A man in love with his hometown captures its past
After spending 30 years working out of town, Sun Shunde, 70, returned to the family’s 95-year-old house on Maqiao Old Street.
The return evoked great nostalgia in Sun, who decided to try to sketch the way he remembered the street when he was a child.
The result is a four-meter long picture detailing the houses, stores and temples on Maqiao Old Street before the establishment of the People’s Republic of China.
“There is only a very small part of the original street remains,” he said. “I don’t want the heritage of the old street lost to our descendants.”
Sun’s childhood memories are still clear in his mind. He recalls all the places now resurrected in his drawing: a tofu store, a butchery, a teahouse, a barbershop on the eastern side of the street, several traditional Chinese medicine pharmacies on the west, a town god temple in the middle, where people gathered for religious rituals on holidays.
The families who inhabited the old street are also engraved in Sun’s memory. He can still recall the species of trees planted in the backyard of a neighbor, and where the well was located.
“The residences in Maqiao looked more or less the same from the outside, but if you went inside, each had a unique décor,” he said.
He said he and other children in neighborhood played together and he had the chance to see all the interiors of residences.

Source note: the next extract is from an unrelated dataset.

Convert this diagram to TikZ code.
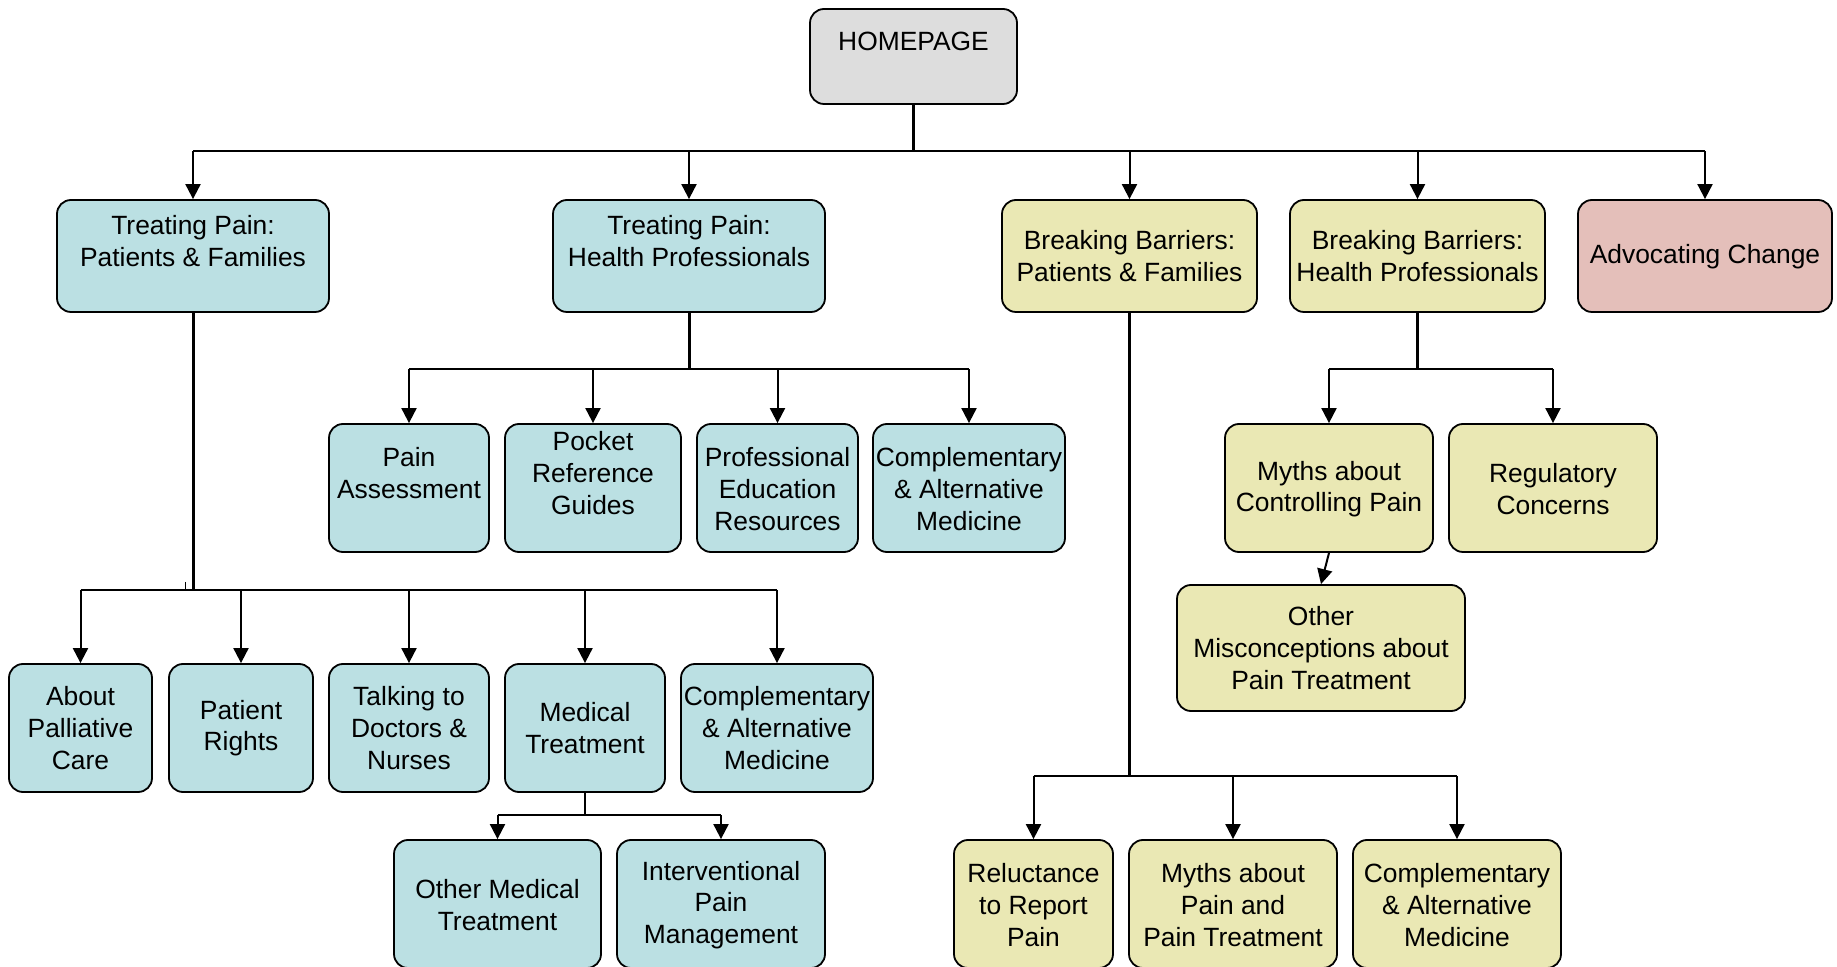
\documentclass[tikz,border=0pt]{standalone}
\usepackage{fontspec}
\setmainfont{Liberation Sans}
\usetikzlibrary{arrows.meta}
\definecolor{tealbox}{RGB}{187,224,227}
\definecolor{yellowbox}{RGB}{234,232,180}
\definecolor{pinkbox}{RGB}{228,191,186}
\definecolor{graybox}{RGB}{221,221,221}
\newcommand{\mkbox}[8]{%
  \node[box,fill=#2,minimum width=#5*0.5pt,minimum height=#6*0.5pt] (#1) at (#3,#4) {};
  \node[txt] (#1-t) at (#3,#7) {#8};}
\begin{document}
\begin{tikzpicture}[x=0.5pt,y=-0.5pt,
  box/.style={draw=black, line width=0.9pt, rounded corners=7pt, inner sep=0pt},
  txt/.style={align=center, font=\fontsize{13.2}{15.8}\selectfont, inner sep=0pt},
  arr/.style={line width=1pt, -{Triangle[length=7.5pt,width=7.5pt]}},
  ln/.style={line width=1pt},
  stem/.style={line width=1.5pt}]
\useasboundingbox (0,0) rectangle (1837,967);
\clip (0,0) rectangle (1837,967);

% top
\mkbox{home}{graybox}{913.5}{56.5}{207}{95}{41}{HOMEPAGE}
\mkbox{tppf}{tealbox}{193}{256}{272}{112}{241}{Treating Pain:\\Patients \& Families}
\mkbox{tphp}{tealbox}{689}{256}{272}{112}{241}{Treating Pain:\\Health Professionals}
\mkbox{bbpf}{yellowbox}{1129.5}{256}{255}{112}{256}{Breaking Barriers:\\Patients \& Families}
\mkbox{bbhp}{yellowbox}{1417.5}{256}{255}{112}{256}{Breaking Barriers:\\Health Professionals}
\mkbox{ac}{pinkbox}{1705}{256}{254}{112}{257}{Advocating Change}

% row 2
\mkbox{pa}{tealbox}{409}{488}{160}{128}{473}{Pain\\Assessment}
\mkbox{prg}{tealbox}{593}{488}{176}{128}{473}{Pocket\\Reference\\Guides}
\mkbox{per}{tealbox}{777.5}{488}{161}{128}{489}{Professional\\Education\\Resources}
\mkbox{cam1}{tealbox}{969}{488}{192}{128}{489}{Complementary\\\& Alternative\\Medicine}
\mkbox{mcp}{yellowbox}{1329}{488}{208}{128}{489}{Myths about\\Controlling Pain}
\mkbox{rc}{yellowbox}{1553}{488}{208}{128}{489}{Regulatory\\Concerns}
\mkbox{om}{yellowbox}{1321}{648}{288}{126}{648}{Other\\Misconceptions about\\Pain Treatment}

% row 3
\mkbox{apc}{tealbox}{80.5}{728}{143}{128}{728}{About\\Palliative\\Care}
\mkbox{pr}{tealbox}{241}{728}{144}{128}{728}{Patient\\Rights}
\mkbox{tdn}{tealbox}{409}{728}{160}{128}{728}{Talking to\\Doctors \&\\Nurses}
\mkbox{mt}{tealbox}{585}{728}{160}{128}{728}{Medical\\Treatment}
\mkbox{cam2}{tealbox}{777}{728}{192}{128}{728}{Complementary\\\& Alternative\\Medicine}

% row 4
\mkbox{omt}{tealbox}{497.5}{904}{207}{128}{905}{Other Medical\\Treatment}
\mkbox{ipm}{tealbox}{721}{904}{208}{128}{905}{Interventional\\Pain\\Management}
\mkbox{rrp}{yellowbox}{1033.5}{904}{159}{128}{905}{Reluctance\\to Report\\Pain}
\mkbox{mppt}{yellowbox}{1233}{904}{208}{128}{905}{Myths about\\Pain and\\Pain Treatment}
\mkbox{cam3}{yellowbox}{1457}{904}{208}{128}{905}{Complementary\\\& Alternative\\Medicine}

% bus coordinates
\coordinate (b0) at (913.5,151);
\coordinate (b1) at (689,369);
\coordinate (b2) at (1417.5,369);
\coordinate (b3) at (193,590);
\coordinate (b4) at (585,815);
\coordinate (b5) at (1129.5,776);
\coordinate (tick) at (185,582);

% homepage level
\draw[stem] (home) -- (b0);
\draw[ln] (b0 -| tppf) -- (b0 -| ac);
\foreach \n in {tppf,tphp,bbpf,bbhp,ac} \draw[arr] (b0 -| \n) -- (\n.north);

% treating pain: health professionals
\draw[stem] (tphp) -- (b1);
\draw[ln] (b1 -| pa) -- (b1 -| cam1);
\foreach \n in {pa,prg,per,cam1} \draw[arr] (b1 -| \n) -- (\n.north);

% breaking barriers: health professionals
\draw[stem] (bbhp) -- (b2);
\draw[ln] (b2 -| mcp) -- (b2 -| rc);
\foreach \n in {mcp,rc} \draw[arr] (b2 -| \n) -- (\n.north);
\draw[arr] (mcp.south) -- (om.north);

% treating pain: patients & families
\draw[stem] (tppf) -- (b3);
\draw[line width=0.8pt] (b3 -| apc) -- (b3);
\draw[line width=1.2pt] (b3) -- (b3 -| cam2);
\draw[line width=0.5pt] (tick) -- (tick |- b3);
\foreach \n in {apc,pr,tdn,mt,cam2} \draw[arr] (b3 -| \n) -- (\n.north);

% medical treatment
\draw[ln] (mt) -- (b4);
\draw[ln] (b4 -| omt) -- (b4 -| ipm);
\foreach \n in {omt,ipm} \draw[arr] (b4 -| \n) -- (\n.north);

% breaking barriers: patients & families
\draw[stem] (bbpf) -- (b5);
\draw[ln] (b5 -| rrp) -- (b5 -| cam3);
\foreach \n in {rrp,mppt,cam3} \draw[arr] (b5 -| \n) -- (\n.north);
\end{tikzpicture}
\end{document}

There were four families that stick out in his memory.
The Yan family had the biggest living room, he said. The Kang family had a stone monument with a carved inscription of Emperor Zhu Yuanzhang of the Ming Dynasty (1368-1644). The Jiao family residence was like a palace, with a huge garden where the town often staged operas. The Niu family produced Niu Yongjian, one of the most well-known educators in China.
“Some of the residences are still there,” said Sun. “For example, the Niu residence is right across the street from mine, and you can still see the words written by Niu Yongjian on the wall.”
Sun’s sketch is now displayed in his family home, a two-story wood and brick house with a tiled roof. Black bricks peek out from behind mottled walls when the wooden window lattices are open.
“In 1920, my grandparents and three neighbors built the house,” said Sun. “Locals called it ‘the seven-room building of four surnames.’ In the second year after they moved into the house, my grandparents opened the very first teahouse on Maqiao Old Street.”
One day when he was in the teahouse, he asked the patrons about the origin of the name Maqiao, which literally means “bridge of the horse.”
“One of the patrons told me that the site was a staging area for caravans from the north, so a solid bridge was needed,” he said. “People from the caravans donated money and materials to build a stone bridge, so it was called Maqiao. Since then, love for hometown was buried in my heart like a seed.”
Sun has opened his home to visitors who want to see his sketch. Many neighbors, especially older residents, have looked at his artwork with tears of nostalgia in their eyes.
“The picture evoked many old stories that they wanted to sit around and tell,” Sun said. “Their recollections prove that my memory didn’t fail me.”
The sketch has become so beloved that the Maqiao government invited Sun to participate in a current project compiling the town’s history. Many neighborhoods in the area have invited him to give talks on the history of the old street.
Sun, however, is not content with just the sketch. His goal is to save the cultural relics of bygone eras. In recent years, he has scavenged through construction sites and riverbanks, digging out shards of ceramics. He collected three barrels of them and now wants to try to piece together as many as he can.
“Many of the ceramic pieces have a history dating back 300 years or more,” he said. “They are being thrown away like rubbish from construction sites. I have to save them. They are all the treasures of our town.”